Let’s speak with P, someone who is familiar with the “I am not enough” feeling.
When does “I am not enough” shows up in the relationship?
When I feel like I am trying my hardest to make something work with you and it still does not go well. Then the thought that takes over is that my efforts are not enough. I think to myself that what I do for you is not enough and what I do for us is not enough. I expand on it into many areas of our relationship. When we have conflict, when you do not feel okay, or when you feel upset, then it is as though I have not done enough in some form or another. It is an awful feeling because I feel like I am trying my hardest to do everything right. Then when I get the indication from you that you are upset, bothered, or I did not meet you in the way that you had hoped, then this feeling comes up for me.

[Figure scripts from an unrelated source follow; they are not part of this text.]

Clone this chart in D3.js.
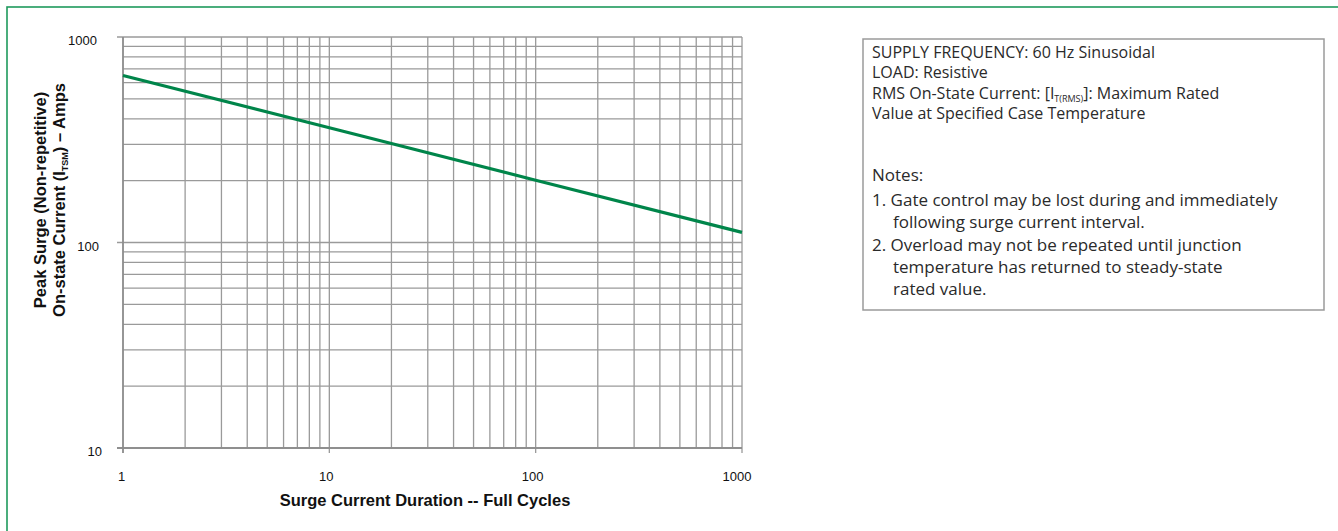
<!DOCTYPE html>
<html><head><meta charset="utf-8">
<script src="https://cdn.jsdelivr.net/npm/d3@7"></script>
<style>body{margin:0;background:#fff}svg{display:block}text{font-family:"Liberation Sans",Arial,sans-serif}</style>
</head><body><svg id="c" width="1338" height="531"></svg>
<script>
const durationCycles = [1, 10, 100, 1000];
const surgeAmps = [650, 362, 201, 112];
const xTickLabels = [1, 10, 100, 1000];
const yTickLabels = [10, 100, 1000];
const infoLines = ["SUPPLY FREQUENCY: 60 Hz Sinusoidal", "LOAD: Resistive"];
const noteLines = ["1. Gate control may be lost during and immediately", "   following surge current interval.", "2. Overload may not be repeated until junction", "   temperature has returned to steady-state", "   rated value."];

const svg = d3.select("#c");
svg.append("rect").attr("x",7).attr("y",7).attr("width",1400).attr("height",600)
  .attr("fill","none").attr("stroke","#1f9a5c").attr("stroke-width",1.6);

const x = d3.scaleLog().domain([1,1000]).range([123,742]);
const y = d3.scaleLog().domain([10,1000]).range([448,37]);

const minorX = [], minorY = [];
for (let k of [1,10,100]) for (let m=1;m<10;m++) minorX.push(k*m);
minorX.push(1000);
for (let k of [10,100]) for (let m=1;m<10;m++) minorY.push(k*m);
minorY.push(1000);

const g = svg.append("g");
g.selectAll("line.vx").data(minorX).join("line")
  .attr("x1",d=>x(d)).attr("x2",d=>x(d)).attr("y1",y(1000)).attr("y2",d=>xTickLabels.includes(d)?y(10)+5:y(10))
  .attr("stroke","#9a9a9a").attr("stroke-width",1.3);
g.selectAll("line.hy").data(minorY.concat([10])).join("line")
  .attr("y1",d=>y(d)).attr("y2",d=>y(d)).attr("x1",d=>yTickLabels.includes(d)?x(1)-6:x(1)).attr("x2",x(1000))
  .attr("stroke","#9a9a9a").attr("stroke-width",1.3);
g.append("line").attr("x1",x(1)).attr("x2",x(1)).attr("y1",y(1000)).attr("y2",y(10)+5).attr("stroke","#8a8a8a").attr("stroke-width",1.5);
g.append("line").attr("x1",x(1)-6).attr("x2",x(1000)).attr("y1",y(10)).attr("y2",y(10)).attr("stroke","#8a8a8a").attr("stroke-width",1.5);

g.selectAll("text.xl").data(xTickLabels).join("text")
  .attr("x",d=>x(d)-(d===1000?5:d===1?1.5:3)).attr("y",481).attr("text-anchor","middle").attr("font-size",13).attr("fill","#111").text(d=>d);
g.selectAll("text.yl").data(yTickLabels).join("text")
  .attr("x",d=>d===1000?97:d===100?99:102).attr("y",d=>y(d)+8).attr("text-anchor","end").attr("font-size",13).attr("fill","#111").text(d=>d);

const line = d3.line().x((d,i)=>x(durationCycles[i])).y(d=>y(d));
g.append("path").attr("d",line(surgeAmps)).attr("fill","none").attr("stroke","#00854a").attr("stroke-width",3.2);

svg.append("text").attr("x",425).attr("y",506).attr("text-anchor","middle").attr("font-size",16.5).attr("font-weight","bold").attr("fill","#111")
  .text("Surge Current Duration -- Full Cycles");
const yt = svg.append("g").attr("transform","translate(0,200) rotate(-90)");
yt.append("text").attr("x",0).attr("y",46).attr("text-anchor","middle").attr("font-size",16.5).attr("font-weight","bold").attr("fill","#111")
  .text("Peak Surge (Non-repetitive)");
const t2 = yt.append("text").attr("x",0).attr("y",65).attr("text-anchor","middle").attr("font-size",16.5).attr("font-weight","bold").attr("fill","#111");
t2.append("tspan").text("On-state Current (I");
t2.append("tspan").attr("font-size",9).attr("dy",3).text("TSM");
t2.append("tspan").attr("dy",-3).text(") – Amps");

svg.append("rect").attr("x",863).attr("y",39).attr("width",461).attr("height",271).attr("fill","#fff").attr("stroke","#9a9a9a").attr("stroke-width",1.5);
const tb = svg.append("g").style("font-family","'Open Sans',sans-serif").attr("fill","#2a2a2a");
tb.selectAll("text.i").data(infoLines).join("text").attr("x",872).attr("y",(d,i)=>58+i*20.3).attr("font-size",16).style("font-family","'Open Sans',sans-serif").attr("fill","#2a2a2a").text(d=>d);
const r = tb.append("text").attr("x",872).attr("y",98.6).attr("font-size",16).style("font-family","'Open Sans',sans-serif").attr("fill","#2a2a2a");
r.append("tspan").text("RMS On-State Current: [I");
r.append("tspan").attr("font-size",9).attr("dy",3).text("T(RMS)");
r.append("tspan").attr("dy",-3).text("]: Maximum Rated");
tb.append("text").attr("x",872).attr("y",119).attr("font-size",16).style("font-family","'Open Sans',sans-serif").attr("fill","#2a2a2a").text("Value at Specified Case Temperature");
tb.append("text").attr("x",872).attr("y",181).attr("font-size",17).style("font-family","'Open Sans',sans-serif").attr("fill","#2a2a2a").text("Notes:");
tb.selectAll("text.n").data(noteLines).join("text").attr("x",d=>d.startsWith("   ")?893:872).attr("y",(d,i)=>206+i*22.3)
  .attr("font-size",17).style("font-family","'Open Sans',sans-serif").attr("fill","#2a2a2a").text(d=>d.trim());
</script></body></html>
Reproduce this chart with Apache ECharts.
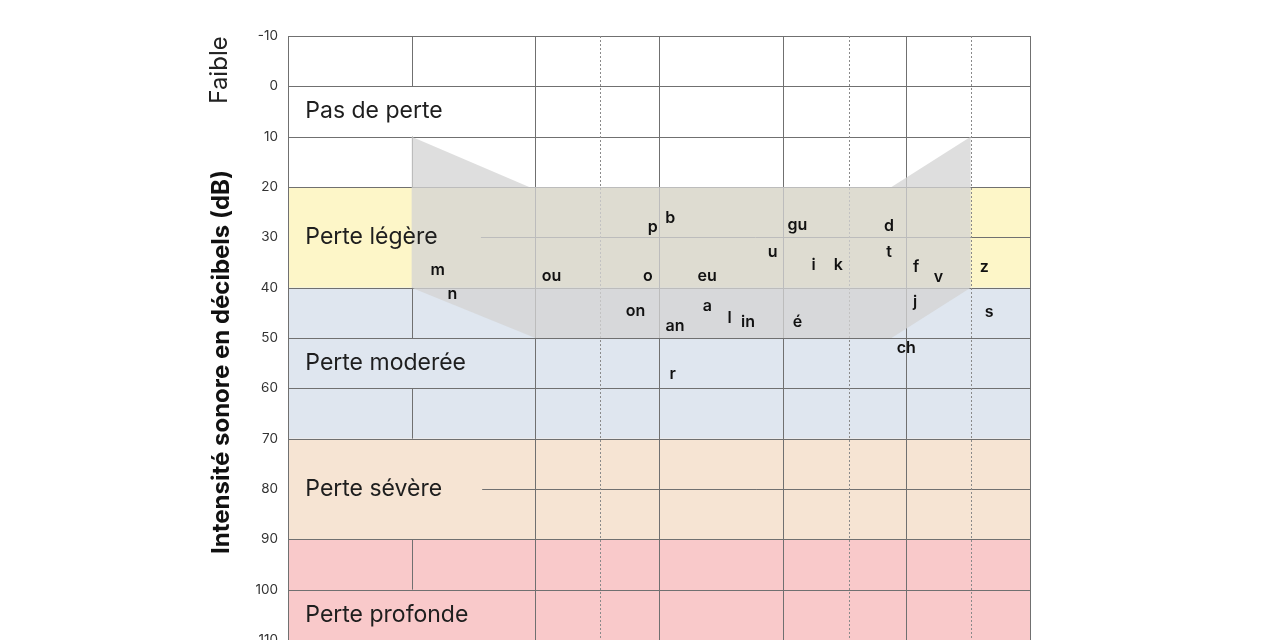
<!DOCTYPE html>
<html><head><meta charset="utf-8">
<script src="https://cdn.jsdelivr.net/npm/echarts@6/dist/echarts.min.js"></script>
<style>html,body{margin:0;padding:0;background:#fff;overflow:hidden}#c{width:1280px;height:640px}</style>
</head><body><div id="c"></div>
<script>
// ---- data ----
const yTicks = [-10, 0, 10, 20, 30, 40, 50, 60, 70, 80, 90, 100, 110];
// frequency columns in octave units from 125 Hz: 125,250,500,750,1000,2000,3000,4000,6000,8000
const freqPositions = [0, 1, 2, 2.52, 3, 4, 4.54, 5, 5.52, 6];
const dashedPositions = [2.52, 4.54, 5.52];
// hidden pieces of the grid (behind the band labels)
const hLineStartAt = {30: 1.56, 80: 1.57};
const vGapColumn = 1;
const vGaps = [[0, 10], [20, 40], [50, 60], [70, 90], [100, 110]];

const bandNames = ['Pas de perte', 'Perte légère', 'Perte moderée', 'Perte sévère', 'Perte profonde'];
const bandFrom = [-10, 20, 40, 70, 90];
const bandTo = [20, 40, 70, 90, 110];
const bandLabelDb = [5, 30, 55, 80, 105];
const bandColors = ['#ffffff', '#fdf6c8', '#dfe6ef', '#f6e4d3', '#f9c9ca'];

const phonemes = ['m','n','ou','p','b','o','on','an','r','eu','a','l','in','u','gu','é','i','k','d','t','f','v','j','ch','z','s'];
const phonemeX = [1.21,1.33,2.13,2.95,3.09,2.91,2.81,3.13,3.11,3.39,3.39,3.57,3.72,3.92,4.12,4.12,4.25,4.45,4.86,4.86,5.08,5.26,5.07,5.00,5.63,5.67];
const phonemeDb = [36.5,41.3,37.7,28.0,26.2,37.7,44.6,47.6,57.2,37.7,43.6,46.0,46.8,32.9,27.6,46.8,35.5,35.5,27.8,32.9,35.9,37.9,42.9,52.0,35.9,44.8];

const bananaX = [1, 1.95, 4.88, 5.52, 5.52, 4.88, 2, 1];
const bananaDb = [10, 20, 20, 10, 40, 50, 50, 40];

const FONT = 'Inter, "Noto Sans", sans-serif';
const LINE = '#707070';

function crisp(v) { return Math.round(v) + 0.5; }

function renderAll(params, api) {
  const c = (x, y) => api.coord([x, y]);
  const ch = [];
  // bands
  bandFrom.forEach((f, i) => {
    const p0 = c(0, f), p1 = c(6, bandTo[i]);
    ch.push({type: 'rect', z2: 1, shape: {x: p0[0], y: p0[1], width: p1[0] - p0[0], height: p1[1] - p0[1]},
      style: {fill: bandColors[i]}});
  });
  // horizontal lines
  yTicks.forEach(t => {
    const x0 = hLineStartAt[t] !== undefined ? hLineStartAt[t] : 0;
    const a = c(x0, t), b = c(6, t);
    ch.push({type: 'line', z2: 2, shape: {x1: a[0], y1: crisp(a[1]), x2: b[0], y2: crisp(b[1])},
      style: {stroke: LINE, lineWidth: 1}});
  });
  // vertical lines
  freqPositions.forEach(x => {
    let segs = [[-10, 110]];
    if (x === vGapColumn) {
      segs = [];
      let cur = -10;
      vGaps.forEach(g => { if (g[0] > cur) segs.push([cur, g[0]]); cur = g[1]; });
      if (cur < 110) segs.push([cur, 110]);
    }
    const dashed = dashedPositions.indexOf(x) >= 0;
    segs.forEach(s => {
      const a = c(x, s[0]), b = c(x, s[1]);
      ch.push({type: 'line', z2: 2, shape: {x1: crisp(a[0]), y1: a[1], x2: crisp(b[0]), y2: b[1]},
        style: {stroke: dashed ? '#8a8a8a' : LINE, lineWidth: 1, lineDash: dashed ? [2, 2] : null}});
    });
  });
  // speech banana
  const pts = bananaX.map((x, i) => c(x, bananaDb[i]));
  ch.push({type: 'polygon', z2: 3, shape: {points: pts}, style: {fill: 'rgba(212,212,212,0.76)'}});
  // band labels
  bandNames.forEach((n, i) => {
    const p = c(0.14, bandLabelDb[i]);
    ch.push({type: 'text', z2: 4, x: p[0], y: p[1],
      style: {text: n, fontSize: 23, fontFamily: FONT, fill: '#1e1e1e', align: 'left', verticalAlign: 'middle'}});
  });
  // phonemes
  phonemes.forEach((n, i) => {
    const p = c(phonemeX[i], phonemeDb[i]);
    ch.push({type: 'text', z2: 5, x: p[0], y: p[1],
      style: {text: n, fontSize: 16, fontWeight: 600, fontFamily: FONT, fill: '#111', align: 'center', verticalAlign: 'middle'}});
  });
  return {type: 'group', children: ch};
}

const chart = echarts.init(document.getElementById('c'));
chart.setOption({
  animation: false,
  backgroundColor: '#fff',
  grid: {left: 288, right: 250, top: 36, bottom: 0, containLabel: false, outerBoundsMode: 'none'},
  xAxis: {type: 'value', min: 0, max: 6, show: false},
  yAxis: {type: 'value', inverse: true, min: -10, max: 110, interval: 10,
    axisLine: {show: false}, axisTick: {show: false}, splitLine: {show: false},
    axisLabel: {color: '#333', fontSize: 13.5, fontFamily: FONT, margin: 10}},
  graphic: [
    {type: 'text', x: 220, y: 70, rotation: Math.PI / 2,
      style: {text: 'Faible', fontSize: 24, fontFamily: FONT, fill: '#222', align: 'center', verticalAlign: 'middle'}},
    {type: 'text', x: 222, y: 362, rotation: Math.PI / 2,
      style: {text: 'Intensité sonore en décibels (dB)', fontSize: 24, fontWeight: 'bold', fontFamily: FONT, fill: '#111', align: 'center', verticalAlign: 'middle'}}
  ],
  series: [{type: 'custom', coordinateSystem: 'cartesian2d', data: [[0, 0]], renderItem: renderAll, silent: true, clip: false}]
});
</script>
</body></html>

When I think of past relationships with others, maybe friends or previous partners, part of me categorizes pieces of the relationship as maybe I was not enough for them. For example, when I make a request and I have to make that request over and over again because my partner will not do it, then I think I am not important enough for them to follow through for me.
*Let’s pause here*
This is an attachment message coming up for P and that means P is feeling disconnection. Somewhere along the way P learned the message that you are not doing enough and you need to do more in order to receive connection. P made meaning of people’s dismissals, ignoring, minimizing, or inattention toward P. It does not matter if that does not feel accurate to the other parties, because in P’s perspective, P was not enough to receive the attention, grace, support, etc. This is the meaning that P has concluded.
*Let’s resume*
What does “not enough” mean to you?
It means that I do not matter enough to you as I am which is really scary to think and say. It means that at its deepest core, I am not enough for you to love me. It is almost as if I possess something about me, my personality, or who I am that is not enough. It feels like it is not something I can change or work on. It is incredibly sad because then I feel not chosen. To not be chosen by the person who I want to be chosen by the most feels alone. Which then at times makes it feel like I have to work harder to show you that I am worth it and prove to you that I matter. But then sometimes I wonder why I should work so hard for that, then I just give up the fight.
*Let’s pause here*
We are hearing how much P wants to chosen, loved, and accepted. This is something we all want down to our core as humans. It is something that can be so vulnerable to say to anyone, let alone a partner. Yet P is willing to take the risk in order to receive acceptance and love. When we experience disconnection from our loved one we face being alone, which is something we are not wired to survive. P wants to feel close and connected, which may mean stepping into vulnerability.
*Let’s resume*
Conclusion
Similar to the previous blog post on the attachment message of “I am too much,” the attachment message of “I am not enough” also shows up in relationships. We want couples to learn about the attachment messages they each received growing up and connect it to their behavioral response when they get into a conflict cycle with their partner. This is important because they each are receiving an attachment cue that disconnection is about to happen. Sharing attachment messages with a loved one can be such a difficult and vulnerable step. We are unsure if our partner will respond effectively and fear if our vulnerability will be used against us. However, sharing meaning from attachment messages can also be the most rewarding. The more open couples can be, the more likely they are to get their attachment needs met and their fears calmed. The more couples can create moments of connection with one another, the more the safety they can experience together.